* **WHAT IS BEING ASKED**
Quote word for word the lines below, beginning with the first and ending with the one that has "t5 = [87, 121, 166, 203, 312, 370, 419, 539]". Drop the pictures.

* **GIVEN INFORMATION**
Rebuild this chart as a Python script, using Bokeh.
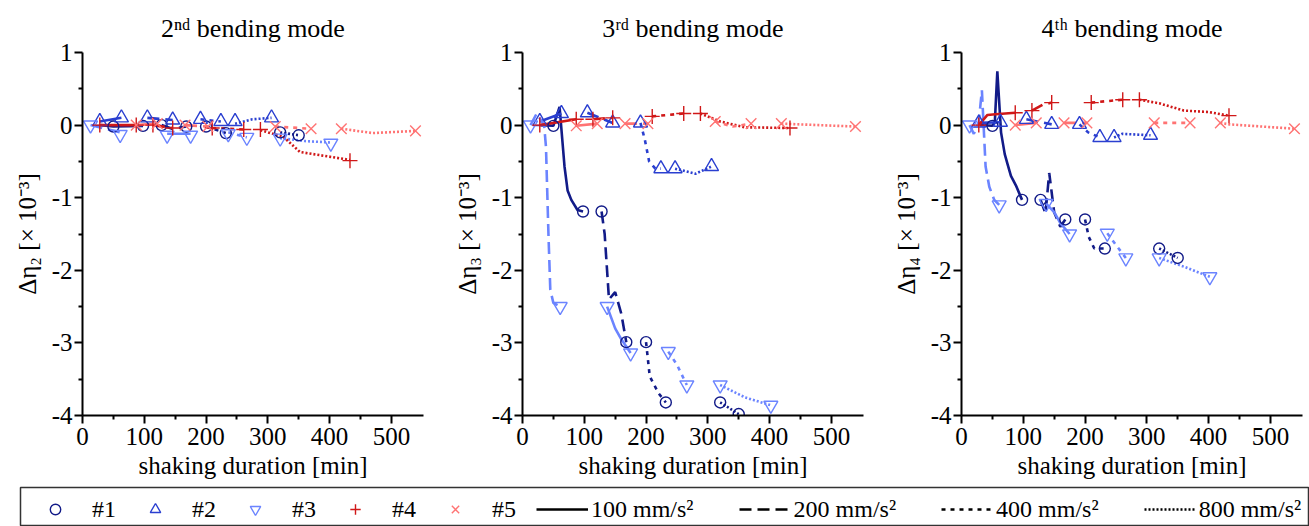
from bokeh.plotting import figure
from bokeh.layouts import column, row
from bokeh.models import Legend, LegendItem, FixedTicker
from bokeh.embed import file_html
from bokeh.resources import INLINE

nan = float("nan")
FONT = "Liberation Serif"

# ---------------- data ----------------
specimens = ["#1", "#2", "#3", "#4", "#5"]
spec_colors = ["#121b88", "#2a3fd0", "#6b84ff", "#d01818", "#ff7373"]
spec_markers = ["circle", "triangle", "inverted_triangle", "cross", "x"]
spec_sizes = [11, 14, 14, 15, 15]

levels = ["100 mm/s²", "200 mm/s²", "400 mm/s²", "800 mm/s²"]
level_dash = ["solid", "12 6", "4 5", "2 2"]
# amplitude level of the 4 consecutive line segments of each specimen
seg_levels = [[0, 1, 2, 3], [0, 1, 2, 3], [1, 0, 2, 3], [0, 1, 2, 3], [0, 1, 2, 3]]

# marker times [min] per specimen
t1 = [50, 98, 128, 168, 200, 232, 320, 350]
t2 = [28, 63, 105, 146, 191, 224, 247, 306]
t3 = [13, 61, 137, 175, 236, 266, 320, 402]
t4 = [28, 87, 114, 146, 210, 261, 288, 433]
t5 = [87, 121, 166, 203, 312, 370, 419, 539]

# 2nd bending mode: marker values
m2_y1 = [-0.02, -0.01, 0.0, -0.02, -0.02, -0.11, -0.1, -0.14]
m2_y2 = [0.05, 0.1, 0.1, 0.07, 0.08, 0.05, 0.05, 0.1]
m2_y3 = [0.0, -0.13, -0.14, -0.14, -0.12, -0.17, -0.18, -0.25]
m2_y4 = [0.0, 0.0, 0.0, -0.04, -0.04, -0.06, -0.06, -0.49]
m2_y5 = [0.0, 0.02, 0.0, -0.02, -0.02, -0.05, -0.05, -0.08]
# 2nd bending mode: line vertices (segments separated by nan)
m2_lx1 = [30, 50, 98, nan, 128, 145, 168, nan, 200, 232, nan, 320, 350]
m2_ly1 = [0, -0.02, -0.01, nan, 0.0, -0.05, -0.02, nan, -0.02, -0.11, nan, -0.1, -0.14]
m2_lx2 = [28, 63, nan, 105, 146, nan, 191, 224, nan, 247, 275, 306]
m2_ly2 = [0.05, 0.1, nan, 0.1, 0.07, nan, 0.08, 0.05, nan, 0.02, 0.08, 0.1]
m2_lx3 = [13, 61, nan, 137, 175, nan, 236, 266, nan, 320, 360, 402]
m2_ly3 = [0, -0.1, nan, -0.12, -0.12, nan, -0.1, -0.17, nan, -0.18, -0.22, -0.24]
m2_lx4 = [28, 87, nan, 114, 146, nan, 210, 261, nan, 288, 325, 352, 433]
m2_ly4 = [0, 0, nan, 0, -0.04, nan, -0.04, -0.06, nan, -0.07, -0.16, -0.37, -0.48]
m2_lx5 = [87, 121, nan, 166, 203, nan, 312, 370, nan, 419, 470, 539]
m2_ly5 = [0, 0.02, nan, 0, -0.02, nan, -0.02, -0.05, nan, -0.05, -0.11, -0.08]

# 3rd bending mode
m3_y1 = [-0.01, -1.19, -1.19, -2.99, -2.99, -3.82, -3.82, -3.98]
m3_y2 = [0.05, 0.16, 0.17, 0.03, 0.03, -0.6, -0.6, -0.57]
m3_y3 = [0.0, -2.5, -2.5, -3.14, -3.12, -3.58, -3.58, -3.86]
m3_y4 = [0.0, 0.08, 0.08, 0.1, 0.12, 0.16, 0.16, -0.04]
m3_y5 = [-0.01, 0.02, 0.02, 0.02, 0.05, 0.02, 0.02, -0.02]
m3_lx1 = [30, 50, 60, 68, 73, 79, 89, 98, nan, 128, 133, 140, 150, 160, 168, nan, 200, 206, 220, 232, nan, 320, 350]
m3_ly1 = [0, -0.01, 0.25, -0.57, -0.9, -1.03, -1.17, -1.19, nan, -1.19, -1.5, -2.4, -2.3, -2.6, -2.99, nan, -2.99, -3.46, -3.69, -3.82, nan, -3.82, -3.98]
m3_lx2 = [28, 63, nan, 105, 146, nan, 191, 198, 205, 215, 224, nan, 247, 280, 306]
m3_ly2 = [0.05, 0.16, nan, 0.17, 0.03, nan, 0.03, -0.2, -0.5, -0.6, -0.6, nan, -0.6, -0.67, -0.57]
m3_lx3 = [13, 23, 35, 38, 42, 45, 50, 61, nan, 137, 150, 160, 175, nan, 236, 250, 266, nan, 320, 360, 402]
m3_ly3 = [0, 0.16, 0, -0.3, -1.5, -2.27, -2.45, -2.5, nan, -2.5, -2.8, -2.95, -3.14, nan, -3.12, -3.3, -3.58, nan, -3.58, -3.75, -3.86]
m3_lx4 = [28, 87, nan, 114, 146, nan, 210, 261, nan, 288, 320, 360, 433]
m3_ly4 = [0, 0.08, nan, 0.08, 0.1, nan, 0.12, 0.16, nan, 0.16, 0.05, -0.03, -0.04]
m3_lx5 = [87, 121, nan, 166, 203, nan, 312, 340, 370, nan, 419, 539]
m3_ly5 = [-0.01, 0.02, nan, 0.02, 0.02, nan, 0.05, -0.02, 0.02, nan, 0.02, -0.02]

# 4th bending mode
m4_y1 = [-0.01, -1.03, -1.03, -1.3, -1.3, -1.7, -1.7, -1.83]
m4_y2 = [0.03, 0.04, 0.08, 0.01, 0.01, -0.17, -0.17, -0.14]
m4_y3 = [0.0, -1.1, -1.08, -1.5, -1.49, -1.83, -1.83, -2.09]
m4_y4 = [0.0, 0.17, 0.2, 0.31, 0.31, 0.35, 0.35, 0.13]
m4_y5 = [0.0, 0.03, 0.03, 0.03, 0.03, 0.03, 0.03, -0.05]
m4_lx1 = [30, 50, 54, 58, 64, 70, 75, 80, 88, 98, nan, 128, 136, 142, 150, 160, 168, nan, 200, 206, 215, 232, nan, 320, 350]
m4_ly1 = [0, -0.01, 0.05, 0.74, -0.1, -0.4, -0.55, -0.7, -0.83, -1.03, nan, -1.03, -1.22, -0.66, -1.2, -1.4, -1.3, nan, -1.3, -1.54, -1.7, -1.7, nan, -1.7, -1.83]
m4_lx2 = [28, 63, nan, 105, 146, nan, 191, 205, 224, nan, 247, 260, 306]
m4_ly2 = [0.03, 0.04, nan, 0.08, 0.01, nan, 0.01, -0.1, -0.17, nan, -0.17, -0.12, -0.14]
m4_lx3 = [13, 20, 28, 33, 39, 45, 53, 61, nan, 137, 150, 160, 175, nan, 236, 250, 266, nan, 320, 360, 402]
m4_ly3 = [0, -0.12, 0.05, 0.48, -0.57, -0.85, -1.03, -1.1, nan, -1.08, -1.2, -1.35, -1.5, nan, -1.49, -1.65, -1.83, nan, -1.83, -1.95, -2.09]
m4_lx4 = [28, 42, 55, 87, nan, 114, 131, 146, nan, 210, 261, nan, 288, 320, 360, 400, 433]
m4_ly4 = [0, 0.14, 0.15, 0.17, nan, 0.2, 0.28, 0.31, nan, 0.31, 0.35, nan, 0.35, 0.3, 0.2, 0.18, 0.13]
m4_lx5 = [87, 121, nan, 166, 203, nan, 312, 370, nan, 419, 434, 539]
m4_ly5 = [0, 0.03, nan, 0.03, 0.03, nan, 0.03, 0.03, nan, 0.03, 0.01, -0.05]

titles = ["2ⁿᵈ bending mode", "3ʳᵈ bending mode", "4ᵗʰ bending mode"]
ylabels = ["Δη₂ [× 10⁻³]", "Δη₃ [× 10⁻³]", "Δη₄ [× 10⁻³]"]
xlabel = "shaking duration [min]"
y_ticks = [-4, -3, -2, -1, 0, 1]
x_ticks = [0, 100, 200, 300, 400, 500]

times = [t1, t2, t3, t4, t5]
modes = [
    ([m2_y1, m2_y2, m2_y3, m2_y4, m2_y5],
     [(m2_lx1, m2_ly1), (m2_lx2, m2_ly2), (m2_lx3, m2_ly3), (m2_lx4, m2_ly4), (m2_lx5, m2_ly5)]),
    ([m3_y1, m3_y2, m3_y3, m3_y4, m3_y5],
     [(m3_lx1, m3_ly1), (m3_lx2, m3_ly2), (m3_lx3, m3_ly3), (m3_lx4, m3_ly4), (m3_lx5, m3_ly5)]),
    ([m4_y1, m4_y2, m4_y3, m4_y4, m4_y5],
     [(m4_lx1, m4_ly1), (m4_lx2, m4_ly2), (m4_lx3, m4_ly3), (m4_lx4, m4_ly4), (m4_lx5, m4_ly5)]),
]


def split_segments(xs, ys):
    segs, cx, cy = [], [], []
    for x, y in zip(xs, ys):
        if x != x:
            segs.append((cx, cy))
            cx, cy = [], []
        else:
            cx.append(x)
            cy.append(y)
    segs.append((cx, cy))
    return segs


widths = [448, 440, 421]
lefts = [82, 74, 73]
rights = [25, 25, 7]
figs = []
for k in range(3):
    p = figure(width=widths[k], height=486, x_range=(0, 552), y_range=(-4, 1),
               toolbar_location=None, output_backend="svg",
               min_border_left=lefts[k], min_border_right=rights[k],
               min_border_top=52, min_border_bottom=71)
    p.title.text = titles[k]
    p.title.align = "center"
    p.title.text_font = FONT
    p.title.text_font_size = "26px"
    p.title.text_font_style = "normal"
    p.title.text_color = "black"
    p.title.standoff = 20
    p.outline_line_color = None
    p.grid.visible = False
    p.xaxis.ticker = FixedTicker(ticks=x_ticks, minor_ticks=[50, 150, 250, 350, 450])
    p.yaxis.ticker = FixedTicker(ticks=y_ticks, minor_ticks=[-3.5, -2.5, -1.5, -0.5, 0.5])
    p.yaxis.major_label_overrides = {t: str(t) for t in y_ticks}
    p.xaxis.axis_label = xlabel
    p.yaxis.axis_label = ylabels[k]
    for ax in (p.xaxis, p.yaxis):
        ax.axis_line_width = 2
        ax.axis_line_color = "black"
        ax.major_tick_line_width = 2
        ax.minor_tick_line_width = 2
        ax.major_tick_out = 8
        ax.major_tick_in = 0
        ax.minor_tick_out = 4
        ax.minor_tick_in = 0
        ax.major_label_text_font = FONT
        ax.major_label_text_font_size = "25px"
        ax.major_label_text_color = "black"
        ax.axis_label_text_font = FONT
        ax.axis_label_text_font_size = "25px"
        ax.axis_label_text_font_style = "normal"
        ax.axis_label_text_color = "black"
    p.xaxis.major_label_standoff = 4
    p.yaxis.major_label_standoff = 2
    p.xaxis.axis_label_standoff = 4
    p.yaxis.axis_label_standoff = 8

    ys_all, lines_all = modes[k]
    for s in range(5):
        lx, ly = lines_all[s]
        for j, (sx, sy) in enumerate(split_segments(lx, ly)):
            p.line(sx, sy, line_color=spec_colors[s], line_width=2.6,
                   line_dash=level_dash[seg_levels[s][j]])
    for s in range(5):
        p.scatter(times[s], ys_all[s], marker=spec_markers[s], size=spec_sizes[s],
                  line_color=spec_colors[s], fill_color=None, line_width=1.4)
    figs.append(p)

# ---------------- legend strip ----------------
leg = figure(width=1309, height=40, x_range=(0, 1), y_range=(0, 1),
             x_axis_type=None, y_axis_type=None,
             toolbar_location=None, output_backend="svg",
             min_border_left=20, min_border_right=0, min_border_top=1, min_border_bottom=0)
leg.grid.visible = False
leg.outline_line_color = "#333333"
leg.outline_line_width = 1.5

mk_items = []
for s in range(5):
    r = leg.scatter(x=[nan], y=[nan], marker=spec_markers[s], size=11,
                    line_color=spec_colors[s], fill_color=None, line_width=1.4)
    mk_items.append(LegendItem(label=specimens[s], renderers=[r]))
ln_items = []
for j in range(4):
    r = leg.line(x=[nan, nan], y=[nan, nan], line_color="black", line_width=2.6,
                 line_dash=level_dash[j])
    ln_items.append(LegendItem(label=levels[j], renderers=[r]))

common = dict(orientation="horizontal", padding=0, margin=0, border_line_color=None,
              background_fill_alpha=0, label_text_font=FONT, label_text_font_size="24px",
              label_text_color="black", glyph_height=28)
lg1 = Legend(items=mk_items, location=(22, 3), glyph_width=26,
             label_standoff=24, spacing=26, **common)
lg2 = Legend(items=ln_items, location=(516, 3), glyph_width=52,
             label_standoff=3, spacing=45, **common)
leg.add_layout(lg1)
leg.add_layout(lg2)

layout = column(row(*figs), leg)
open("out.html", "w").write(file_html(layout, INLINE))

* **COMPLETED TASK**
Rebuild this chart as a Python script, using Bokeh.
from bokeh.plotting import figure
from bokeh.layouts import column, row
from bokeh.models import Legend, LegendItem, FixedTicker
from bokeh.embed import file_html
from bokeh.resources import INLINE

nan = float("nan")
FONT = "Liberation Serif"

# ---------------- data ----------------
specimens = ["#1", "#2", "#3", "#4", "#5"]
spec_colors = ["#121b88", "#2a3fd0", "#6b84ff", "#d01818", "#ff7373"]
spec_markers = ["circle", "triangle", "inverted_triangle", "cross", "x"]
spec_sizes = [11, 14, 14, 15, 15]

levels = ["100 mm/s²", "200 mm/s²", "400 mm/s²", "800 mm/s²"]
level_dash = ["solid", "12 6", "4 5", "2 2"]
# amplitude level of the 4 consecutive line segments of each specimen
seg_levels = [[0, 1, 2, 3], [0, 1, 2, 3], [1, 0, 2, 3], [0, 1, 2, 3], [0, 1, 2, 3]]

# marker times [min] per specimen
t1 = [50, 98, 128, 168, 200, 232, 320, 350]
t2 = [28, 63, 105, 146, 191, 224, 247, 306]
t3 = [13, 61, 137, 175, 236, 266, 320, 402]
t4 = [28, 87, 114, 146, 210, 261, 288, 433]
t5 = [87, 121, 166, 203, 312, 370, 419, 539]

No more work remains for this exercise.